=== What you need to do ===
Don't include pictures. Quote the lines below from the first through the line that contains "import pandas as pd".

=== Source data ===
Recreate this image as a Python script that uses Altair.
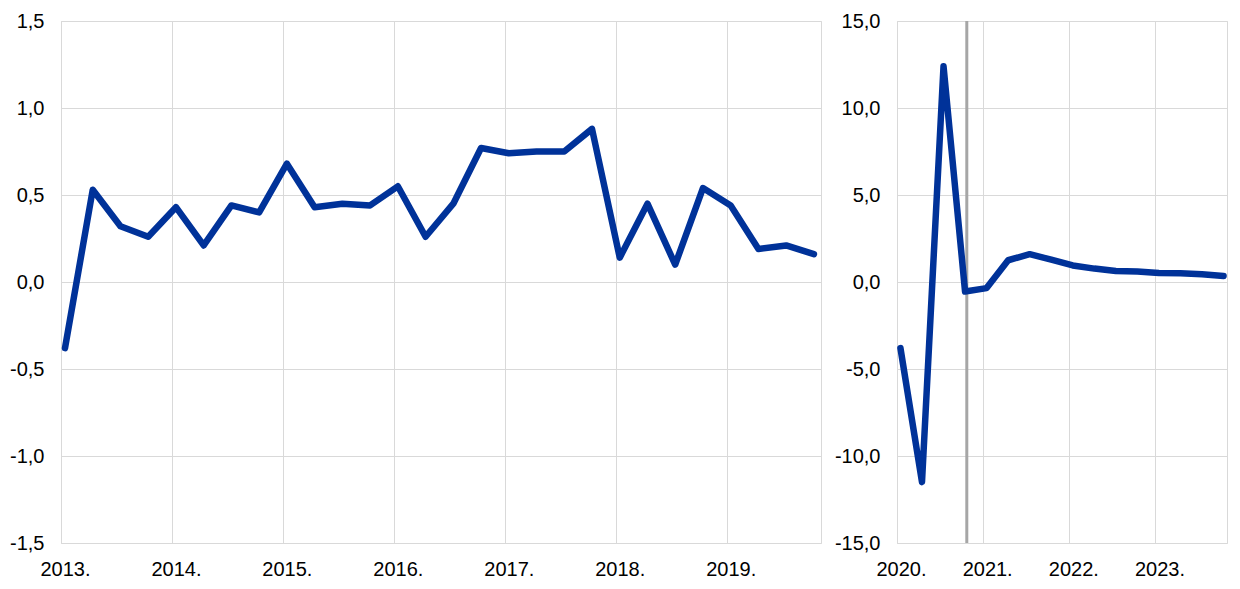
import altair as alt
import pandas as pd

# ---- data -------------------------------------------------------------
left_years = [2013, 2014, 2015, 2016, 2017, 2018, 2019]
left_quarters = [f"{y}Q{q}" for y in left_years for q in (1, 2, 3, 4)]
left_values = [-0.38, 0.53, 0.32, 0.26, 0.43, 0.21, 0.44, 0.40,
               0.68, 0.43, 0.45, 0.44, 0.55, 0.26, 0.45, 0.77,
               0.74, 0.75, 0.75, 0.88, 0.14, 0.45, 0.10, 0.54,
               0.44, 0.19, 0.21, 0.16]

right_years = [2020, 2021, 2022, 2023]
right_quarters = [f"{y}Q{q}" for y in right_years for q in (1, 2, 3, 4)]
right_values = [-3.8, -11.5, 12.4, -0.55, -0.35, 1.25, 1.6, 1.28,
                0.95, 0.77, 0.63, 0.60, 0.52, 0.50, 0.44, 0.35]

projection_start = [2020.81]

left_yticks = [-1.5, -1.0, -0.5, 0.0, 0.5, 1.0, 1.5]
right_yticks = [-15, -10, -5, 0, 5, 10, 15]

# ---- styling ----------------------------------------------------------
BLUE = "#003299"
GRID = "#d9d9d9"
FONT = "Liberation Sans"


def qpos(label, off):
    y, q = label.split("Q")
    return int(y) + (int(q) - 1) / 4 + off


left_df = pd.DataFrame({"t": [qpos(l, 0.036) for l in left_quarters], "v": left_values})
right_df = pd.DataFrame({"t": [qpos(l, 0.04) for l in right_quarters], "v": right_values})
rule_df = pd.DataFrame({"t": projection_start})

yfmt = "(datum.value < 0 ? '-' : '') + replace(format(abs(datum.value), '.1f'), '.', ',')"
xfmt = "format(datum.value, 'd') + '.'"


def x_axis(values, offset):
    return alt.Axis(values=values, labelExpr=xfmt, ticks=False, domain=False,
                    grid=True, gridColor=GRID, gridWidth=1, labelFont=FONT,
                    labelFontSize=20, labelColor="#000000", labelPadding=16,
                    labelOffset=offset, labelFlush=False, labelOverlap=False,
                    title=None)


def y_axis(values, extent):
    return alt.Axis(values=values, labelExpr=yfmt, ticks=False, domain=False,
                    grid=True, gridColor=GRID, gridWidth=1, labelFont=FONT,
                    labelFontSize=20, labelColor="#000000", labelPadding=17,
                    minExtent=extent, maxExtent=extent, title=None)


line_style = dict(color=BLUE, strokeWidth=6.5, strokeCap="round", strokeJoin="round")

left = alt.Chart(left_df).mark_line(**line_style).encode(
    x=alt.X("t:Q", scale=alt.Scale(domain=[2013, 2019.85], nice=False, zero=False),
            axis=x_axis(left_years, 4)),
    y=alt.Y("v:Q", scale=alt.Scale(domain=[-1.5, 1.5], nice=False),
            axis=y_axis(left_yticks, 52)),
).properties(width=760, height=522)

xr = alt.X("t:Q", scale=alt.Scale(domain=[2020, 2023.83], nice=False, zero=False),
           axis=x_axis(right_years, 4))

right_rule = alt.Chart(rule_df).mark_rule(color="#a6a6a6", strokeWidth=3).encode(x=xr)
right_line = alt.Chart(right_df).mark_line(**line_style).encode(
    x=xr,
    y=alt.Y("v:Q", scale=alt.Scale(domain=[-15, 15], nice=False),
            axis=y_axis(right_yticks, 67)),
)
right = alt.layer(right_rule, right_line).properties(width=330, height=522)

chart = alt.hconcat(left, right, spacing=7).properties(
    padding={"left": 0, "top": 2, "right": 0, "bottom": 0},
    background="white",
).configure_view(stroke=GRID, strokeWidth=1)

chart.save("out.html", embed_options={"renderer": "svg", "actions": False})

=== Full response ===
Recreate this image as a Python script that uses Altair.
import altair as alt
import pandas as pd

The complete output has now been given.